What actor is set to play Old Hickory—the rough-hewn, America-loving, dangerous man with “shoot in his eyes” who fought in a number of legendary duels? Sean Penn, the well-know critic of America who has called his country “xenophobic,” attacked private firearm ownership, and frequently hobnobs with South American socialists. He seems like a singularly un-Jacksonian individual to portray Jackson.
Penn is also slated to be the executive producer of the series and will be consulted by Meacham, according to The Hollywood Reporter. The series goes into production in 2016.
It is particularly odd timing for a prominent liberal like Penn to be working on an Andrew Jackson series given all the recent, progressive attempts to drag the famous Tennessean’s reputation through the mud. Activists have tried to strip Jackson from the $20 bill—to be replaced by a woman, any woman—sought to erase his and Thomas Jefferson’s name from the Democrat Party’s annual Jefferson/Jackson Day dinners, and have even attempted to prevent the Navy from launching a ship named the USS Andrew Jackson. This is all due to the fact that Jackson is not sufficiently politically correct for the modern era.
Jackson was a slave owner and removed Cherokee and other American Indians from their land in the east to the west—a policy conducted by every American president from George Washington to Jackson’s time. These are generally the only qualities that anti-Jackson activists cite when trying to upend his legacy. The attributes that made him revered by many Americans of his own time, however, are rarely mentioned.

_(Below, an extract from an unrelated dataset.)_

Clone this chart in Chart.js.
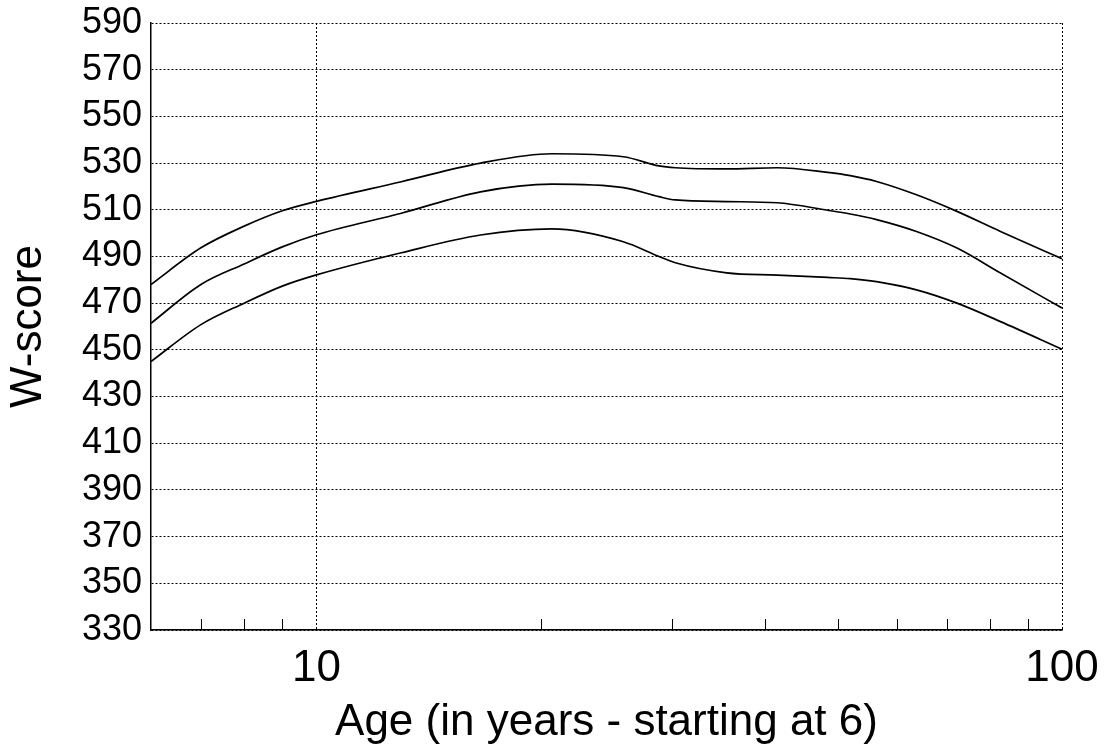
<!DOCTYPE html>
<html>
<head>
<meta charset="utf-8">
<title>W-score by age</title>
<script src="https://cdn.jsdelivr.net/npm/chart.js@4.4.1/dist/chart.umd.min.js"></script>
<style>
    body { margin: 0; background: #fff; }
    #wrap { width: 1107px; height: 750px; }
</style>
</head>
<body>
<div id="wrap"><canvas id="wChart" width="1107" height="750"></canvas></div>
<script>
// Данные
const ages = [6, 7, 8, 9, 10, 13, 16.6, 20.7, 25.8, 28.8, 30.3, 35.5, 41.5, 48.5, 52, 56.4, 63.8, 72.3, 82.7, 100];
const upperCurve = [478, 493.7, 503, 509.6, 513.6, 522, 530, 534, 532.7, 528.8, 528, 527.5, 528, 526, 524.6, 522.1, 516.4, 509.3, 500.7, 489];
const middleCurve = [461.4, 478, 486.8, 494.1, 499.3, 508.5, 517.7, 521, 519.5, 515.6, 514.2, 513.5, 513, 509.8, 508.2, 505.8, 500.7, 493.6, 482.9, 467.9];
const lowerCurve = [445, 460.8, 470, 477.3, 482.1, 491.6, 499.2, 501.8, 496.3, 490, 487.3, 483, 482, 481, 480.5, 479.2, 475.7, 470, 462.1, 450.3];

const xTickValues = [7, 8, 9, 10, 20, 30, 40, 50, 60, 70, 80, 90, 100];
const xLabeled = [10, 100];
const xGridAt = [10, 100];

const FONT = '"Liberation Sans", Arial, Helvetica, sans-serif';

const toPoints = (vals) => ages.map((a, i) => ({ x: a, y: vals[i] }));

const lineStyle = {
    borderColor: '#000',
    borderWidth: 1.7,
    pointRadius: 0,
    fill: false,
    cubicInterpolationMode: 'monotone'
};

// внутренние засечки на оси X
const innerTicks = {
    id: 'innerTicks',
    afterDatasetsDraw(chart) {
        const { ctx, scales: { x }, chartArea } = chart;
        ctx.save();
        ctx.strokeStyle = '#000';
        ctx.lineWidth = 1;
        xTickValues.forEach(v => {
            if (xGridAt.includes(v)) return;
            const px = Math.round(x.getPixelForValue(v)) + 0.5;
            ctx.beginPath();
            ctx.moveTo(px, chartArea.bottom);
            ctx.lineTo(px, chartArea.bottom - 11);
            ctx.stroke();
        });
        ctx.restore();
    }
};

new Chart(document.getElementById('wChart').getContext('2d'), {
    type: 'line',
    data: {
        datasets: [
            { data: toPoints(upperCurve), ...lineStyle },
            { data: toPoints(middleCurve), ...lineStyle },
            { data: toPoints(lowerCurve), ...lineStyle }
        ]
    },
    options: {
        responsive: false,
        animation: false,
        layout: { padding: { top: 23, right: 45, left: 0, bottom: 0 } },
        plugins: {
            legend: { display: false },
            tooltip: { enabled: false }
        },
        scales: {
            x: {
                type: 'logarithmic',
                min: 6,
                max: 100,
                afterBuildTicks: (scale) => {
                    scale.ticks = xTickValues.map(v => ({ value: v }));
                },
                afterFit: (scale) => {
                    scale.height = 120;
                    scale.paddingLeft = 0;
                    scale.paddingRight = 0;
                },
                ticks: {
                    autoSkip: false,
                    maxRotation: 0,
                    padding: 12,
                    color: '#000',
                    font: { family: FONT, size: 44 },
                    callback: (v) => xLabeled.includes(v) ? String(v) : ''
                },
                grid: {
                    drawTicks: false,
                    color: (c) => (c.tick && xGridAt.includes(c.tick.value)) ? '#000' : 'rgba(0,0,0,0)',
                    lineWidth: 1
                },
                border: { display: true, color: '#000', width: 1.5, dash: [2, 2] },
                title: {
                    display: true,
                    text: 'Age (in years - starting at 6)',
                    color: '#000',
                    font: { family: FONT, size: 44 },
                    padding: { top: 0, bottom: 1 }
                }
            },
            y: {
                min: 330,
                max: 590,
                afterFit: (scale) => {
                    scale.width = 151;
                    scale.paddingTop = 0;
                    scale.paddingBottom = 0;
                },
                ticks: {
                    stepSize: 20,
                    padding: 9,
                    color: '#000',
                    font: { family: FONT, size: 36 }
                },
                grid: {
                    drawTicks: false,
                    color: '#000',
                    lineWidth: 1
                },
                border: { display: true, color: '#000', width: 1.5, dash: [2, 2] },
                title: {
                    display: true,
                    text: 'W-score',
                    color: '#000',
                    font: { family: FONT, size: 44 },
                    padding: { top: 2, bottom: 0 }
                }
            }
        }
    },
    plugins: [innerTicks]
});
</script>
</body>
</html>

Jackson’s life was the quintessential American story; a man who rose from incredible adversity to the absolute highest station in the country. Jackson was orphaned while fighting as a young teen in his native South Carolina during the Revolutionary War. He eventually moved out west to the Tennessee frontier, where he made a name for himself as a businessman, lawyer, judge, politician, and military man. Jackson achieved his greatest fame at the end of the War of 1812, in which he won a near-miraculous victory at the Battle of New Orleans. General Jackson went from local celebrity to American hero overnight, and his military fame helped propel him into office as the seventh President of the United States in 1828.
In a Jackson biography written in 1900, historian William Garrott Brown summed up why American’s held Jackson in such high esteem:
He was the man who had his way. He was the American whose simple virtues his countrymen most clearly understood, whose trespasses they most readily forgave; and until Americans are altogether changed, many, like the Democrats of the ‘Twenties and ‘Thirties, will still “vote for Jackson,”—for the poor boy who fought his way, step by step, to the highest station; for the soldier who always went to meet the enemy at the gate; for the president who never shirked a responsibility…
Jackson’s life deserves more attention, and it would be hard to find a more dynamic historical figure to base a television show. However, it’s an ominous sign that Penn—of all people—will have the featured role.